En octobre 2020 déjà, à quelques jours de l'élection présidentielle, Laurent Gbagbo, 75 ans, réaparaissait dans le débat de manière fracassante en accordant un long entretien à TV5MONDE, depuis Bruxelles où il réside depuis son aquittement par la Cour pénale internationale en 2019 après huit années de détention et de procès.
Les élections législatives du 6 mars marquent une étape importante dans le retour de l'ancien président sur le terrain politique ivoirien. La branche du Front populaire ivoirien (FPI) qui lui est restée fidèle présente des candidats pour la première fois depuis la chute de Gbagbo en 2011. Le FPI était jusque-là représenté par une branche emmenée par l'ancien Premier ministre Pascal Affi N'Guessan accusé par les gbagbistes de rouler pour Alassane Ouattara.

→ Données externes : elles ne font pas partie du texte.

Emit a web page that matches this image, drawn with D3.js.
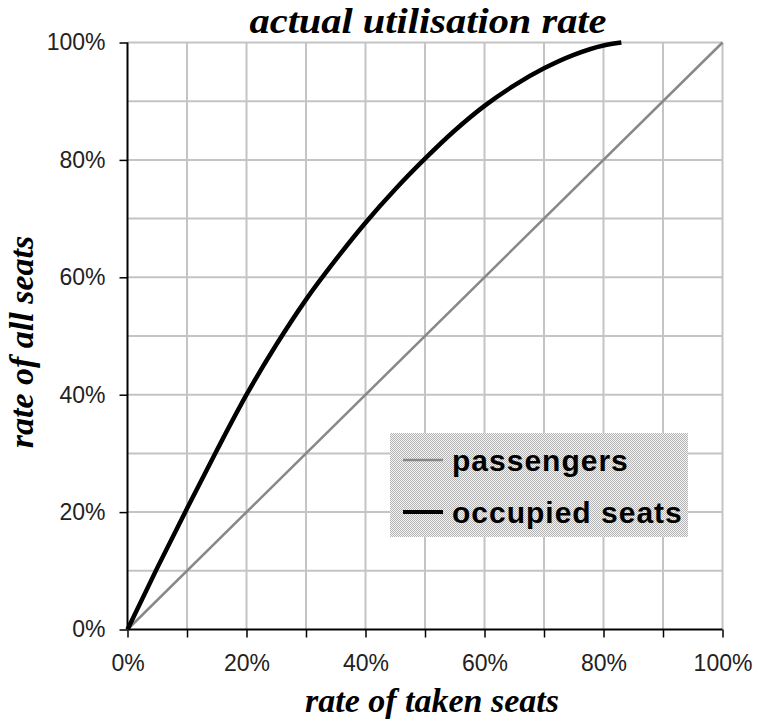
<!DOCTYPE html>
<html>
<head>
<meta charset="utf-8">
<script src="https://cdn.jsdelivr.net/npm/d3@7"></script>
<style>
html,body{margin:0;padding:0;background:#fff;}
svg{display:block;}
</style>
</head>
<body>
<svg id="chart" width="758" height="724"></svg>
<script>
// ---- data ----
const xTicks = [0, 10, 20, 30, 40, 50, 60, 70, 80, 90, 100];
const xTickLabels = ["0%", "", "20%", "", "40%", "", "60%", "", "80%", "", "100%"];
const yTicks = [0, 20, 40, 60, 80, 100];
const yTickLabels = ["0%", "20%", "40%", "60%", "80%", "100%"];
const gridValues = [10, 20, 30, 40, 50, 60, 70, 80, 90, 100];

const passengersX = [0, 100];
const passengersY = [0, 100];

const occupiedX = [0, 5, 10, 15, 20, 25, 30, 35, 40, 45, 50, 55, 60, 65, 70, 75, 80, 83];
const occupiedY = [0, 10.5, 20.6, 30.5, 40.0, 48.5, 56.2, 63.0, 69.3, 75.0, 80.2, 85.0, 89.2, 92.7, 95.6, 97.9, 99.5, 100];

const seriesNames = ["passengers", "occupied seats"];
const titleText = "actual utilisation rate";
const xTitle = "rate of taken seats";
const yTitle = "rate of all seats";

// ---- layout ----
const svg = d3.select("#chart");
const mLeft = 127.5, mRight = 722.5, mTop = 42.5, mBottom = 629.5;
const x = d3.scaleLinear().domain([0, 100]).range([mLeft, mRight]);
const y = d3.scaleLinear().domain([0, 100]).range([mBottom, mTop]);

// legend pattern
const defs = svg.append("defs");
const pat = defs.append("pattern").attr("id", "dots").attr("width", 2).attr("height", 2)
  .attr("patternUnits", "userSpaceOnUse");
pat.append("rect").attr("width", 2).attr("height", 2).attr("fill", "#f4f4f4");
pat.append("rect").attr("x", 0).attr("y", 0).attr("width", 1).attr("height", 1).attr("fill", "#b4b4b4");
pat.append("rect").attr("x", 1).attr("y", 1).attr("width", 1).attr("height", 1).attr("fill", "#b4b4b4");

// gridlines
const grid = svg.append("g");
grid.selectAll("line.v").data(gridValues).join("line").attr("class", "v")
  .attr("x1", d => x(d)).attr("x2", d => x(d)).attr("y1", y(0)).attr("y2", y(100))
  .attr("stroke", "#c4c4c4").attr("stroke-width", 2);
grid.selectAll("line.h").data(gridValues).join("line").attr("class", "h")
  .attr("x1", x(0)).attr("x2", x(100)).attr("y1", d => y(d)).attr("y2", d => y(d))
  .attr("stroke", "#c4c4c4").attr("stroke-width", 2);

// axes
const fontSans = "'Liberation Sans', Arial, sans-serif";
const fontSerif = "'Liberation Serif', 'Times New Roman', serif";

const xAxis = d3.axisBottom(x).tickValues(xTicks).tickSize(8).tickPadding(17)
  .tickFormat((d, i) => xTickLabels[i]);
const gx = svg.append("g").attr("transform", `translate(0,${mBottom})`).call(xAxis);
gx.select(".domain").attr("stroke", "#000").attr("stroke-width", 2).attr("d", `M${mLeft},0H${mRight}`);
gx.selectAll(".tick line").attr("stroke", "#000").attr("stroke-width", 1.5);
gx.selectAll(".tick text").attr("font-family", fontSans).attr("font-size", 23).attr("fill", "#222");

const yAxis = d3.axisLeft(y).tickValues(yTicks).tickSize(8).tickPadding(14)
  .tickFormat((d, i) => yTickLabels[i]);
const gy = svg.append("g").attr("transform", `translate(${mLeft},0)`).call(yAxis);
gy.select(".domain").attr("stroke", "#000").attr("stroke-width", 2).attr("d", `M0,${mBottom}V${mTop}`);
gy.selectAll(".tick line").attr("stroke", "#000").attr("stroke-width", 1.5);
gy.selectAll(".tick text").attr("font-family", fontSans).attr("font-size", 23).attr("fill", "#222");

// lines
const pData = passengersX.map((v, i) => [v, passengersY[i]]);
const oData = occupiedX.map((v, i) => [v, occupiedY[i]]);
const line = d3.line().x(d => x(d[0])).y(d => y(d[1])).curve(d3.curveMonotoneX);

svg.append("path").datum(pData).attr("d", line).attr("fill", "none")
  .attr("stroke", "#888").attr("stroke-width", 2.5);
svg.append("path").datum(oData).attr("d", line).attr("fill", "none")
  .attr("stroke", "#000").attr("stroke-width", 4.5).attr("stroke-linejoin", "round");

// legend
const lg = svg.append("g");
lg.append("rect").attr("x", 390).attr("y", 433).attr("width", 298).attr("height", 104).attr("fill", "url(#dots)");
const lgItems = [
  {name: seriesNames[0], color: "#888", w: 2.5, ly: 460, ty: 471},
  {name: seriesNames[1], color: "#000", w: 4, ly: 512, ty: 523}
];
lgItems.forEach(it => {
  lg.append("line").attr("x1", 403).attr("x2", 443).attr("y1", it.ly).attr("y2", it.ly)
    .attr("stroke", it.color).attr("stroke-width", it.w);
  lg.append("text").attr("x", 452).attr("y", it.ty).text(it.name)
    .attr("font-family", fontSans).attr("font-weight", "bold").attr("font-size", 30)
    .attr("letter-spacing", 1).attr("fill", "#000");
});

// titles
svg.append("text").attr("x", 428).attr("y", 33).attr("text-anchor", "middle").text(titleText)
  .attr("font-family", fontSerif).attr("font-style", "italic").attr("font-weight", "bold")
  .attr("font-size", 36).attr("textLength", 357).attr("lengthAdjust", "spacingAndGlyphs")
  .attr("fill", "#000");
svg.append("text").attr("x", 432).attr("y", 712).attr("text-anchor", "middle").text(xTitle)
  .attr("font-family", fontSerif).attr("font-style", "italic").attr("font-weight", "bold")
  .attr("font-size", 34).attr("fill", "#000");
svg.append("text").attr("transform", "translate(33,342) rotate(-90)").attr("text-anchor", "middle").text(yTitle)
  .attr("font-family", fontSerif).attr("font-style", "italic").attr("font-weight", "bold")
  .attr("font-size", 34).attr("fill", "#000");
</script>
</body>
</html>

Les pro-Gbagbo seront donc présents sous la bannière d'une coalition de partis baptisée Ensemble pour la démocratie et la souveraineté (EDS). Ce groupement a signé une alliance électorale avec le plus grand parti d'opposition, le Parti démocratique de Côte d'Ivoire (PDCI), de l'ancien président Henri Konan Bédié. Celui-là même qui, aux dernières législatives en 2016, était allié au Rassemblement des Républicains (RDR) d'Alassane Ouattara sous une bannière RHDP. Cette alliance avait obtenu la majorité absolue avec 167 sièges sur 255 avant de voler en éclat. Ouattara et Bédié, ennemis d'hier devenus alliés, étaient alors redevenus ennemis avant que Bédié et Gbagbo, également ennemis d'hier, ne s'allient aujourd'hui contre Ouattara. "Nous n'avons pas la même idéologie, concède à l'AFP un haut-responsable du PDCI, mais qu'on le veuille ou non, Gbagbo a une aura populaire".
Officiellement, derrière ce pragmatisme électorale, les deux anciens présidents de la Côte d'Ivoire expliquent vouloir conquérir la majorité au Parlement pour "éviter la consolidation d'un pouvoir absolu dans (leur) pays (...) et réconcilier les Ivoiriens".

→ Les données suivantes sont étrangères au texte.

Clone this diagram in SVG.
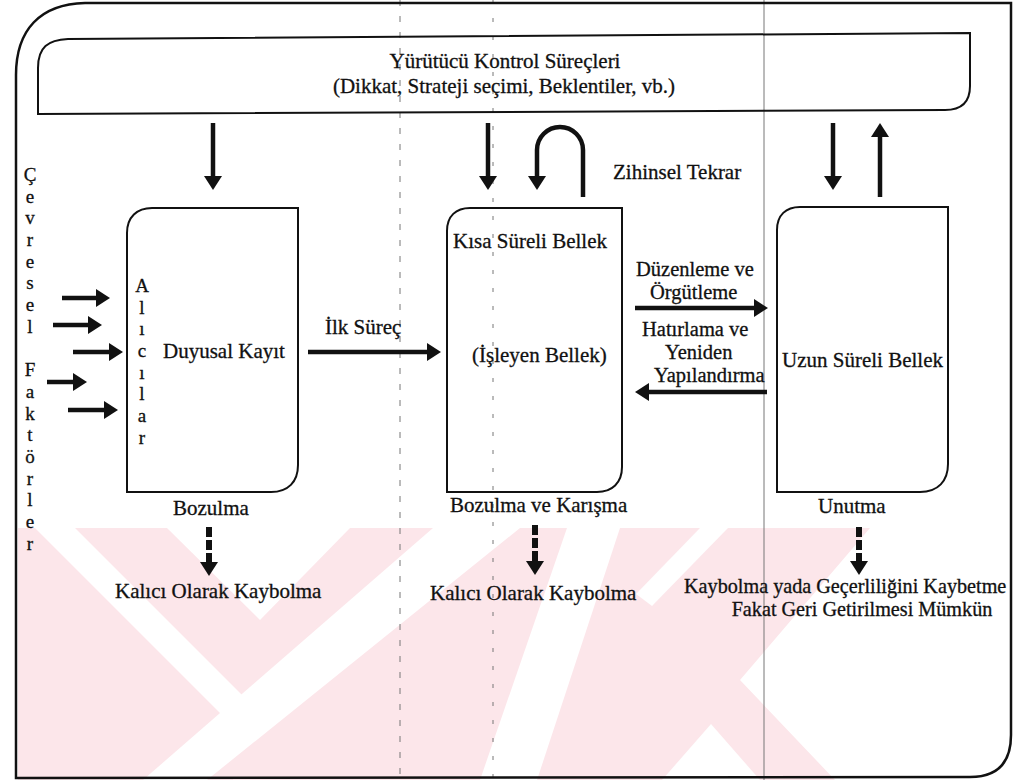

La présidentielle de 2020 et les violences qui l'ont accompagnée ont laissé des traces. Les 87 morts et 500 blessés sont venus s'ajouter aux 3000 morts de la crise post-électorale de 2011. Après de longues semaines de crispation fin 2020, Alassane Ouattara et Henri Konan Bédié ont renoué le dialogue. Le pouvoir a concédé quelques gestes d'apaisement, comme la libération d'opposants arrêtés après la présidentielle du 31 octobre dernier. Fin 2020, également au nom de la réconciliation et de l'apaisement, le président Alassane Ouattara octroyait à Laurent Gbagbo deux passeports et répétait qu'il était favorable à son retour.